The Mad Men finale also had similiar gripes. But the shows creator did come clean and say that yes, Don Draper's character created the iconic Coke commercial seen as the closing sequence. However, this is intellectually dishonest because a real person actually created that advertisement and his name was not Don Draper. The show runner's post broadcast statements actually make the finale seem even worse since it made Don go back to NY to his old job when his character clearly "killed himself off" by reverting to his old name and leaving behind his old past. But that attempt to create "a happy ending" palatable to the fan base should not be the core for a writer.

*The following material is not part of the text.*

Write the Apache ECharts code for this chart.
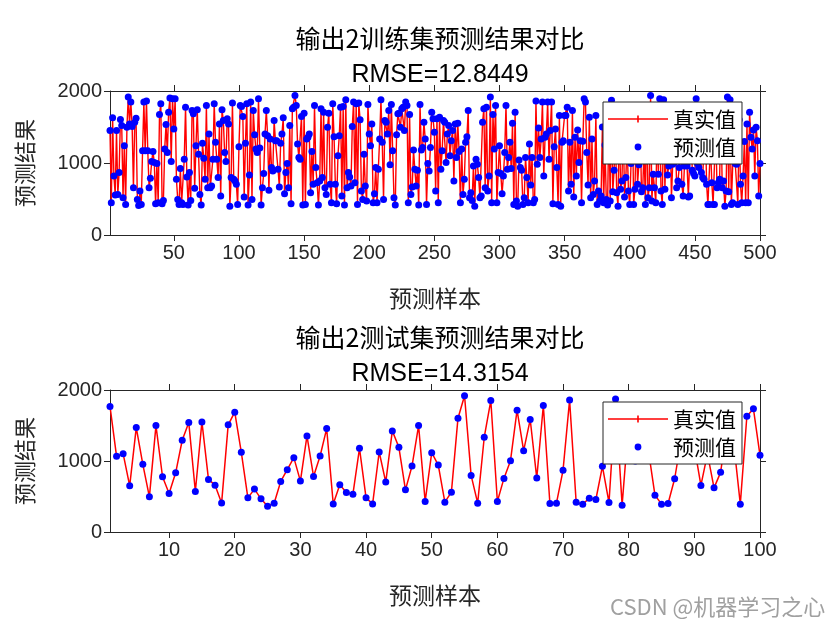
<!DOCTYPE html>
<html><head><meta charset="utf-8">
<script src="https://cdn.jsdelivr.net/npm/echarts@6/dist/echarts.min.js"></script>
<style>html,body{margin:0;padding:0;background:#fff}#c{width:840px;height:630px}</style>
</head><body><div id="c"></div><script>
// ---- training set (output 2), 500 samples in segments ----
const trainSeg1 = [1450,447,1627,820,555,1450,564,867,1604,1520,
517,1240,424,1496,1916,1543,1846,1506,657,1566,
1622,494,410,611,424,1170,1846,1170,1860,1170,
657,788,1021,1161,1007,433,993,447,1674,1823,
433,480,1193,1534,1147,1706,1902,1021,1893,1473,
1893,774,494,424,923,447,424,1053,1776,806,
415,867,480,1730,1683,648,1240,1739,1123,564,
415,1273,1067,774,1800,657,1403,657,680,1053,
1823];
const trainSeg2 = [1287,1053,797,1543,541,1739,1590,1147,1021,1613,
1543,401,797,1832,774,750,704,424,1226,1800,
1786,1646,527,1273,1823,415,834,1846,494,1730,
1394,1193,1147,1893,1207,415,657,853,1403,1730,
1380,620,1333,937,890,1590,1310,1310,914,666,
1273,1403,1627,573,867,993,657,1520,433,1753,
1776,1939,1800,1263,1077,1053,1646,415,1692,424,
1333,1357,1403,587,1161,704,1800,937,727,415,
750,1753,797,1706];
const trainSeg3 = [657,564,1496,1692,704,447,1823,1366,704,433,
1100,1380,1776,541,1786,415,1879,657,867,806,
680,1506,1846,727,1823,424,1832,1599,611,494,
1123,680,471,1813,1403,1240,1543,447,573,937,
447,914,1333,1879,1287,494,1590,1566,1403,1730,
974,1813,1170,517,415,1394,1683,1692,1496,1753,
1776,1450,1846,1800,447,1674,564,666,1179,914,
680,900,415,1813,1179,1217,1566,1333,424,993,
890,1217,1706,1613,1426];
const trainSeg4 = [611,1613,447,1636,914,1170,1590,1566,1007,1403,
1520,1100,1310,1450,750,1543,1077,1552,1161,447,
1193,564,774,1287,1366,1730,517,587,480,960,
401,1053,984,797,517,541,1566,1753,657,1776,
611,820,1916,447,1674,1193,1800,447,867,1240,
853,573,820,1147,1800,914,1077,1287,923,1552,
424,1706,471,401,1040,937,900,424,517,1077,
797,447,1263,694,1077,447,494,1860,984,1487,
1077,1333,1846,820];
const trainSeg5 = [1357,1403,1846,1053,1450,1846,433,1226,1473,937,
424,1660,401,1287,1310,1660,1660,1776,611,1287,
704,1730,527,1357,820,1459,1007,1310,447,1301,
1893,1846,1147,694,1636,517,1333,564,750,1660,
424,611,471];
const trainSeg6 = [541,1500,447,1250,494,415,1650,471,1870,601,
900,1400,587,401,1700,634,750,1550,527,797,
1300,611,424,993,1750,424,634,1450,704,974,
1600,601,657,1200,424,1800,517,657,1939,471,
843,657];
const trainSeg7 = [447,1500,843,1893,611,424,1879,634,1350,834,
960,1600,517,984,1007,1450,657,750,937,1700,
704,541,960,1300,960,527,541,1550,900,853,
820,1893,993,937,1400,867,797,774,1650,704,
424,424,1250,727,424,424,1500,657,727,774,
1750,657,750,401,611,1916,601,1879,424,447,
1450,993,984,424,1600,704,447,820,1300,447];
const trainSeg8 = [1543,447,1706,1357,1193,1459,820,1496,1310,541,993];
const trainValues = [].concat(trainSeg1,trainSeg2,trainSeg3,trainSeg4,trainSeg5,trainSeg6,trainSeg7,trainSeg8);

// ---- test set (output 2), 100 samples ----
const testValues = [1768,1066,1103,650,1471,953,495,1499,778,543,
834,1292,1541,571,1551,741,660,410,1509,1688,
1122,481,604,467,363,406,712,877,1047,717,
1353,783,1070,1457,396,665,557,533,1179,481,
396,1127,703,1424,1193,594,929,1499,430,1117,
943,420,561,1603,1919,797,406,1335,1852,430,
755,1004,1716,1145,1584,759,1782,401,406,868,
1858,420,392,476,458,925,415,1872,378,1550,
1000,1450,1150,519,392,401,750,1300,1700,1200,
656,1100,622,840,1500,1250,392,1631,1735,1080];

const trainTicks = [50,100,150,200,250,300,350,400,450,500];
const testTicks = [10,20,30,40,50,60,70,80,90,100];
const titles = ['输出2训练集预测结果对比','RMSE=12.8449','输出2测试集预测结果对比','RMSE=14.3154'];
const legendNames = ['真实值','预测值'];
const xName = '预测样本', yName = '预测结果';

const AX = '#262626';
const CJK = '"Noto Sans CJK SC", sans-serif';
const LAT = '"Liberation Sans", Arial, sans-serif';
const lineIcon = 'path://M0,3.2h60v1.6h-60z M29.2,0.4h1.6v7.2h-1.6z';
const dotIcon = 'path://M0,0h0.01v0.01h-0.01z M59.99,7.99h0.01v0.01h-0.01z M30,0.6a3.4,3.4 0 1,1 0,6.8a3.4,3.4 0 1,1 0,-6.8z';

function xAxes(g, max, ticks) {
  return [
    {gridIndex:g, type:'value', min:1, max:max, position:'bottom',
     axisLine:{show:true, onZero:false, lineStyle:{color:AX,width:1}},
     axisTick:{show:true, inside:false, length:6, customValues:ticks, lineStyle:{color:AX}},
     axisLabel:{customValues:ticks, fontSize:20, color:AX, fontFamily:LAT, margin:8},
     splitLine:{show:false},
     name:xName, nameLocation:'middle', nameGap:52,
     nameTextStyle:{fontSize:23, fontFamily:CJK, color:AX}},
    {gridIndex:g, type:'value', min:1, max:max, position:'top',
     axisLine:{show:true, onZero:false, lineStyle:{color:AX,width:1}},
     axisTick:{show:true, inside:false, length:6, customValues:ticks, lineStyle:{color:AX}},
     axisLabel:{show:false}, splitLine:{show:false}}
  ];
}
function yAxes(g) {
  return [
    {gridIndex:g, type:'value', min:0, max:2000, interval:1000, position:'left',
     axisLine:{show:true, onZero:false, lineStyle:{color:AX,width:1}},
     axisTick:{show:true, inside:false, length:6, lineStyle:{color:AX}},
     axisLabel:{fontSize:20, color:AX, fontFamily:LAT, margin:8, formatter:(v)=>String(v)},
     splitLine:{show:false},
     name:yName, nameLocation:'middle', nameGap:74, nameRotate:90,
     nameTextStyle:{fontSize:22, fontFamily:CJK, color:AX}},
    {gridIndex:g, type:'value', min:0, max:2000, interval:1000, position:'right',
     axisLine:{show:true, onZero:false, lineStyle:{color:AX,width:1}},
     axisTick:{show:true, inside:false, length:6, lineStyle:{color:AX}},
     axisLabel:{show:false}, splitLine:{show:false}}
  ];
}
function legend(top) {
  return {
    orient:'vertical', left:603, top:top, itemWidth:60, itemHeight:8, itemGap:4,
    padding:[5,6,5,5], backgroundColor:'#fff', borderColor:AX, borderWidth:1, borderRadius:0,
    textStyle:{fontSize:21, fontFamily:CJK, color:'#000', lineHeight:24},
    selectedMode:false,
    data:[{name:legendNames[0], icon:lineIcon, itemStyle:{color:'#ff0000', opacity:1}},
          {name:legendNames[1], icon:dotIcon, itemStyle:{color:'#0000ff', opacity:1}}]
  };
}
function titleItem(text, top, cjk) {
  return {text:text, left:435, top:top, textAlign:'center',
    textStyle:{fontSize:25, fontWeight:'normal', fontFamily:cjk?CJK:LAT, color:'#000'}};
}
const chart = echarts.init(document.getElementById('c'), null, {renderer:'canvas'});
chart.setOption({
  animation:false,
  backgroundColor:'#fff',
  title:[titleItem(titles[0],21,true), titleItem(titles[1],58,false),
         titleItem(titles[2],320,true), titleItem(titles[3],357,false)],
  grid:[{left:110, top:91, width:650, height:144},{left:110, top:390, width:650, height:142}],
  xAxis:[].concat(xAxes(0,500,trainTicks), xAxes(1,100,testTicks)),
  yAxis:[].concat(yAxes(0), yAxes(1)),
  legend:[legend(102), legend(402)],
  series:[
    {type:'line', name:legendNames[0], xAxisIndex:0, yAxisIndex:0, symbol:'none',
     data:trainValues.map((v,i)=>[i+1,v]), lineStyle:{color:'#ff0000',width:1.4}, itemStyle:{color:'#ff0000'}, z:2},
    {type:'scatter', name:legendNames[1], xAxisIndex:0, yAxisIndex:0, symbolSize:7,
     data:trainValues.map((v,i)=>[i+1,v]), itemStyle:{color:'#0000ff', opacity:1}, z:3},
    {type:'line', name:legendNames[0], xAxisIndex:2, yAxisIndex:2, symbol:'none',
     data:testValues.map((v,i)=>[i+1,v]), lineStyle:{color:'#ff0000',width:1.5}, itemStyle:{color:'#ff0000'}, z:2},
    {type:'scatter', name:legendNames[1], xAxisIndex:2, yAxisIndex:2, symbolSize:7,
     data:testValues.map((v,i)=>[i+1,v]), itemStyle:{color:'#0000ff', opacity:1}, z:3}
  ],
  graphic:[{type:'text', left:610, top:596, style:{text:'CSDN @机器学习之心', fontSize:22, fontFamily:CJK, fill:'#a0a0a0'}}]
});
</script></body></html>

The Mary Tyler Moore Show planned its
own end date in 1977, resulting in a finale many would argue sets the
standard for all future television endings. It combined these approaches: it gave smart viewers
something to think about like Seinfeld or The Sopranos – in a softer,
sweeter manner that also provided satisfying closure. In that show’s
finale, the entire staff at the TV news station where Mary has worked
for the whole series, WJM, is fired. As they all clean out their desks
and move on, we see how office mates often function as families, and
were becoming especially important to single, working women like Mary in
the ‘70s. Such insights, undercut with the melancholy of a real
goodbye, earned the finale every right to some tearjerking.
It’s even possible that inconsistent shows with long
runs, like Star Trek: The Next Generation and Battlestar Galactica,
were enshrined as "classics" in hindsight simply because of their strong
finales. ST:TNG ended with the Captain making an appearance at the senior staff's weekly poker game which signaled the final bond between the characters. It showed that during the series each character had risked something during their space exploration, but in the end they could come together in friendship.
But the greatest TV finale with the most memorable twist was The Bob Newhart Show. Newhart, a dead pan comedian who had a long TV career, was the focal character running a small New England B&B resort. He had a quirky cast of characters as he tried to run a vacation inn. But that series finale put in a strong memory most people have of Newhart
is of Newhart waking up in bed beside Suzanne Pleshette, who had
starred as his wife in his previous series, and realizing he had merely dreamed the
entirety of the later show. It was so genius and unexpected that it will survive the test of time.
So it is possible for popular television series to have brilliant finales. It takes writers who are true to their vision, realize what their audience wants, and have the guts to make a truly memorable, non-cliche finish to a long run.